Nunca consumió drogas. Pero un accidente laboral en el que sufrió un fuerte golpe en la cabeza lo fue dejando ciego de a poco. Con esa nueva condición de discapacidad no pudo ejercer nunca más un trabajo, y hacía años que había perdido el contacto con su familia. Nunca se casó ni tuvo hijos.
Llegó al hogar de paso por iniciativa de los propios policías. 'Aquí me rescataron y soy feliz', concluye con la paloma en su mano.
De la ley a los derechos
Las letras de inclusión social estipuladas por la Ley 1641 de 2013 se materializan en el sector de la 0carrera 38 con calle 35. Una vieja casona –característica del Centro de la ciudad– alberga 100 habitantes de calle cada día. En el Hogar de Paso del Distrito reciben una atención integral: techo, alimentación, salud física y psicosocial, higiene personal, recreación.

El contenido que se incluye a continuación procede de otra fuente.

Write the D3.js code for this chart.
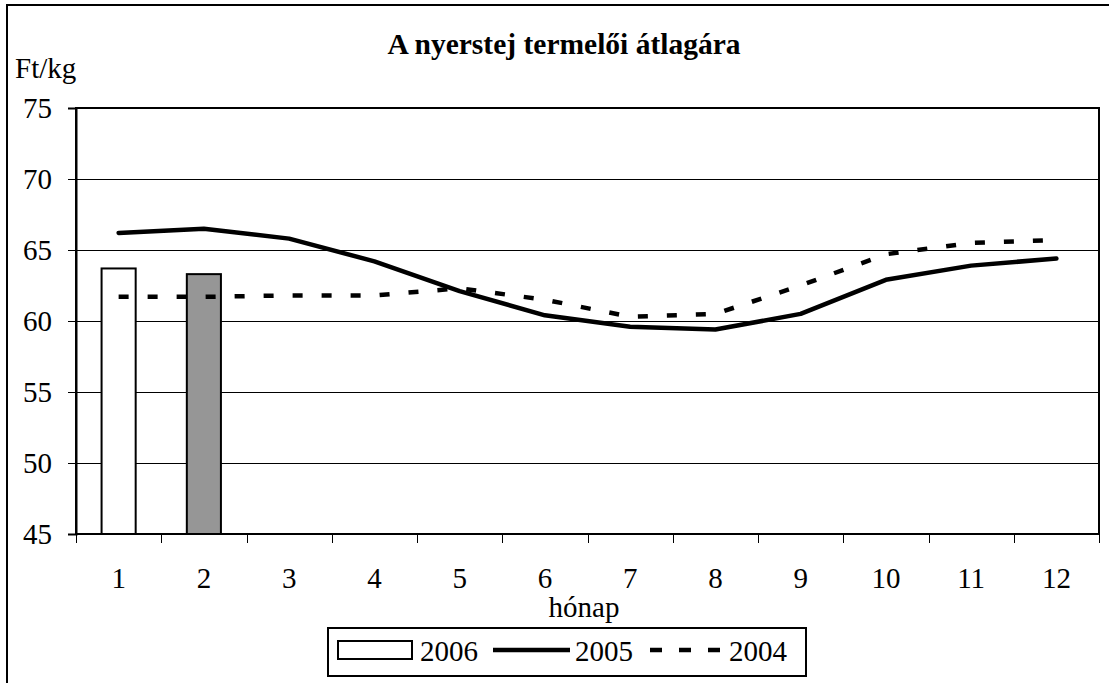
<!DOCTYPE html>
<html>
<head>
<meta charset="utf-8">
<script src="https://cdn.jsdelivr.net/npm/d3@7"></script>
<style>
  html, body { margin: 0; padding: 0; background: #fff; }
  svg { display: block; }
  text { font-family: "Liberation Serif", "Times New Roman", serif; fill: #000; }
</style>
</head>
<body>
<svg id="chart" width="1109" height="683"></svg>
<script>
// ---- data ----
const months = [1, 2, 3, 4, 5, 6, 7, 8, 9, 10, 11, 12];
const values2006 = [63.7, 63.3];
const values2005 = [66.2, 66.5, 65.8, 64.2, 62.1, 60.4, 59.6, 59.4, 60.5, 62.9, 63.9, 64.4];
const values2004 = [61.7, 61.7, 61.8, 61.8, 62.3, 61.5, 60.3, 60.5, 62.5, 64.7, 65.5, 65.7];
const yTicks = [45, 50, 55, 60, 65, 70, 75];
const barColors2006 = ["#ffffff", "#969696"];
const legendLabels = ["2006", "2005", "2004"];
const titleText = "A nyerstej termelői átlagára";
const yUnit = "Ft/kg";
const xTitle = "hónap";

const svg = d3.select("#chart");
const plot = { left: 76, right: 1099, top: 108, bottom: 534 };
const FONT = "Liberation Serif, Times New Roman, serif";

// outer frame
svg.append("rect").attr("x", 7).attr("y", 5).attr("width", 1110).attr("height", 700)
  .attr("fill", "#fff").attr("stroke", "#000").attr("stroke-width", 2);

const x = d3.scaleBand().domain(months).range([plot.left, plot.right]).paddingInner(0).paddingOuter(0);
const y = d3.scaleLinear().domain([45, 75]).range([plot.bottom, plot.top]);

// gridlines
svg.append("g").selectAll("line").data(yTicks.filter(d => d > 45 && d < 75)).join("line")
  .attr("x1", plot.left).attr("x2", plot.right)
  .attr("y1", d => y(d) + 0.5).attr("y2", d => y(d) + 0.5)
  .attr("stroke", "#000").attr("stroke-width", 1).attr("shape-rendering", "crispEdges");

// plot border
svg.append("rect").attr("x", plot.left).attr("y", plot.top)
  .attr("width", plot.right - plot.left).attr("height", plot.bottom - plot.top)
  .attr("fill", "none").attr("stroke", "#000").attr("stroke-width", 2);

// y axis
const yAxis = d3.axisLeft(y).tickValues(yTicks).tickSize(8).tickPadding(16).tickFormat(d3.format("d"));
const gy = svg.append("g").attr("transform", `translate(${plot.left},0)`).call(yAxis)
  .attr("font-family", FONT).attr("font-size", 29);
gy.select(".domain").attr("stroke", "#000").attr("stroke-width", 2);
gy.selectAll(".tick line").attr("stroke", "#000").attr("stroke-width", 1).attr("shape-rendering", "crispEdges");
gy.selectAll(".tick text").attr("fill", "#000").attr("dy", "0.34em");

// x axis: labels at band centres, ticks at band boundaries
const xAxis = d3.axisBottom(x).tickSize(0).tickPadding(0);
const gx = svg.append("g").attr("transform", `translate(0,${plot.bottom})`).call(xAxis)
  .attr("font-family", FONT).attr("font-size", 29);
gx.select(".domain").remove();
gx.selectAll(".tick text").attr("fill", "#000").attr("y", 54).attr("dy", 0);
const boundaries = months.map(m => x(m)).concat([plot.right]);
svg.append("g").selectAll("line").data(boundaries).join("line")
  .attr("x1", d => Math.round(d) + 0.5).attr("x2", d => Math.round(d) + 0.5)
  .attr("y1", plot.bottom).attr("y2", plot.bottom + 9)
  .attr("stroke", "#000").attr("stroke-width", 1).attr("shape-rendering", "crispEdges");

// bars 2006
const barW = x.bandwidth() * 0.4;
svg.append("g").selectAll("rect").data(values2006).join("rect")
  .attr("x", (d, i) => x(months[i]) + (x.bandwidth() - barW) / 2)
  .attr("y", d => y(d))
  .attr("width", barW)
  .attr("height", d => y(45) - y(d))
  .attr("fill", (d, i) => barColors2006[i])
  .attr("stroke", "#000").attr("stroke-width", 2);

const cx = m => x(m) + x.bandwidth() / 2;
const line = d3.line().x((d, i) => cx(months[i])).y(d => y(d));

svg.append("path").datum(values2004).attr("d", line)
  .attr("fill", "none").attr("stroke", "#000").attr("stroke-width", 4.5)
  .attr("stroke-dasharray", "10,19");

svg.append("path").datum(values2005).attr("d", line)
  .attr("fill", "none").attr("stroke", "#000").attr("stroke-width", 4.5)
  .attr("stroke-linejoin", "round").attr("stroke-linecap", "round");

// title
svg.append("text").attr("x", 564).attr("y", 54).attr("text-anchor", "middle")
  .attr("font-family", FONT).attr("font-size", 29.5).attr("font-weight", "bold").text(titleText);

// unit label
svg.append("text").attr("x", 15).attr("y", 78).attr("font-family", FONT).attr("font-size", 29).text(yUnit);

// x axis title
svg.append("text").attr("x", 584).attr("y", 617).attr("text-anchor", "middle")
  .attr("font-family", FONT).attr("font-size", 29).text(xTitle);

// legend
const lg = svg.append("g").attr("font-family", FONT).attr("font-size", 29);
lg.append("rect").attr("x", 328).attr("y", 628).attr("width", 478).attr("height", 48)
  .attr("fill", "#fff").attr("stroke", "#000").attr("stroke-width", 2);
lg.append("rect").attr("x", 338).attr("y", 641).attr("width", 74).attr("height", 18)
  .attr("fill", barColors2006[0]).attr("stroke", "#000").attr("stroke-width", 2);
lg.append("text").attr("x", 420).attr("y", 661).text(legendLabels[0]);
lg.append("line").attr("x1", 493).attr("x2", 570).attr("y1", 650).attr("y2", 650)
  .attr("stroke", "#000").attr("stroke-width", 4.5);
lg.append("text").attr("x", 575).attr("y", 661).text(legendLabels[1]);
lg.append("line").attr("x1", 650).attr("x2", 722).attr("y1", 650).attr("y2", 650)
  .attr("stroke", "#000").attr("stroke-width", 4.5).attr("stroke-dasharray", "12,17");
lg.append("text").attr("x", 729).attr("y", 661).text(legendLabels[2]);
</script>
</body>
</html>
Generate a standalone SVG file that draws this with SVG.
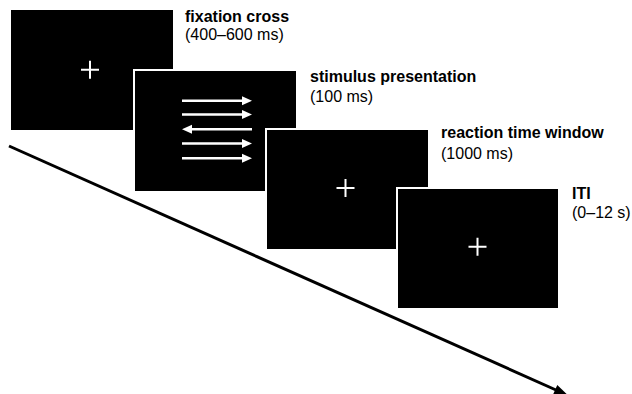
<svg xmlns="http://www.w3.org/2000/svg" width="632" height="394" viewBox="0 0 632 394">
<style>
.screen{fill:#000;stroke:#fff;stroke-width:2}
.cross{stroke:#fff;stroke-width:2;fill:none}
.arw{stroke:#fff;stroke-width:2.5;fill:none}
.head{fill:#fff}
.t{font-family:"Liberation Sans",Arial,sans-serif;font-size:16px;fill:#000}
.b{font-weight:bold}
</style>
<rect width="632" height="394" fill="#fff"/>
<g id="connectors">
<line x1="9" y1="146" x2="556" y2="390" stroke="#000" stroke-width="3"/>
<polygon points="568,395.3 553.2,394.2 557.3,385.1" fill="#000"/>
</g>
<g id="fixation">
<rect class="screen" x="10" y="9" width="164" height="122"/>
<path class="cross" d="M81,69.7H99M90,60.7V78.7"/>
<text class="t b" x="185" y="22">fixation cross</text>
<text class="t" x="185" y="40">(400–600 ms)</text>
</g>
<g id="stimulus">
<rect class="screen" x="134" y="70" width="163" height="122"/>
<path class="arw" d="M182,100.7H244M182,114.5H244M190,129.3H252M182,143.5H244M182,158.3H244"/>
<polygon class="head" points="252,100.7 242,96.2 242,105.2"/>
<polygon class="head" points="252,114.5 242,110 242,119"/>
<polygon class="head" points="182,129.3 192,124.8 192,133.8"/>
<polygon class="head" points="252,143.5 242,139 242,148"/>
<polygon class="head" points="252,158.3 242,153.8 242,162.8"/>
<text class="t b" x="310" y="82">stimulus presentation</text>
<text class="t" x="310" y="102">(100 ms)</text>
</g>
<g id="reaction">
<rect class="screen" x="266" y="129" width="163" height="121"/>
<path class="cross" d="M336.5,188H354.5M345.5,179V197"/>
<text class="t b" x="441" y="137.5">reaction time window</text>
<text class="t" x="441" y="159">(1000 ms)</text>
</g>
<g id="iti">
<rect class="screen" x="397" y="188" width="162" height="121"/>
<path class="cross" d="M468.5,246.7H486.5M477.5,237.7V255.7"/>
<text class="t b" x="572" y="198.5">ITI</text>
<text class="t" x="572" y="218">(0–12 s)</text>
</g>
</svg>
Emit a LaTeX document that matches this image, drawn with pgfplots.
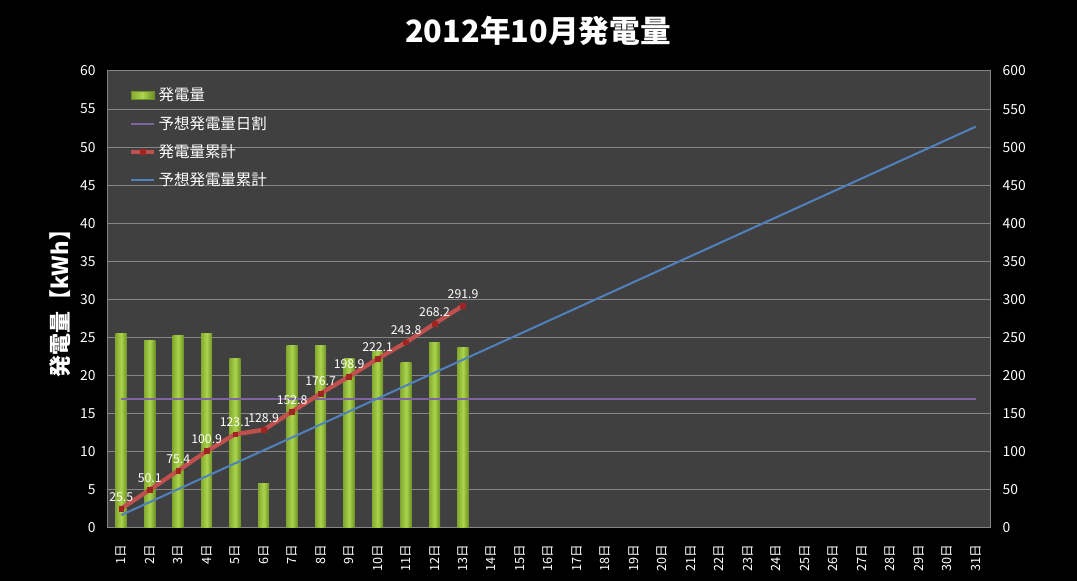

Para muchos, esa casa es su hogar, llevan años en ella, y allí dejaron las ataduras a la calle. Incluso se adaptaron a las reglas. Se cumplen horarios de entrada y salida, y del desayuno y almuerzo –que es la alimentación que brindan–, y nunca deben ingresar bajo los efectos de alguna adicción.
Con un 'contacto activo', funcionarios capacitados localizan a las personas sin hogar para iniciar el proceso, siempre por voluntad propia. Las visitas establecieron que los lugares más frecuentados por esta población son los andenes y bulevares del Centro, el sector del Boliche, el parque del Cementerio Universal, la zona de la Plaza de la Paz y el Parque de los Músicos.
'Nuestro objetivo es restablecer los derechos y resocializarlos para garantizar su inserción a la sociedad, al sector laboral y familiar', afirma Gonzalo Baute, secretario de Gestión Social del Distrito.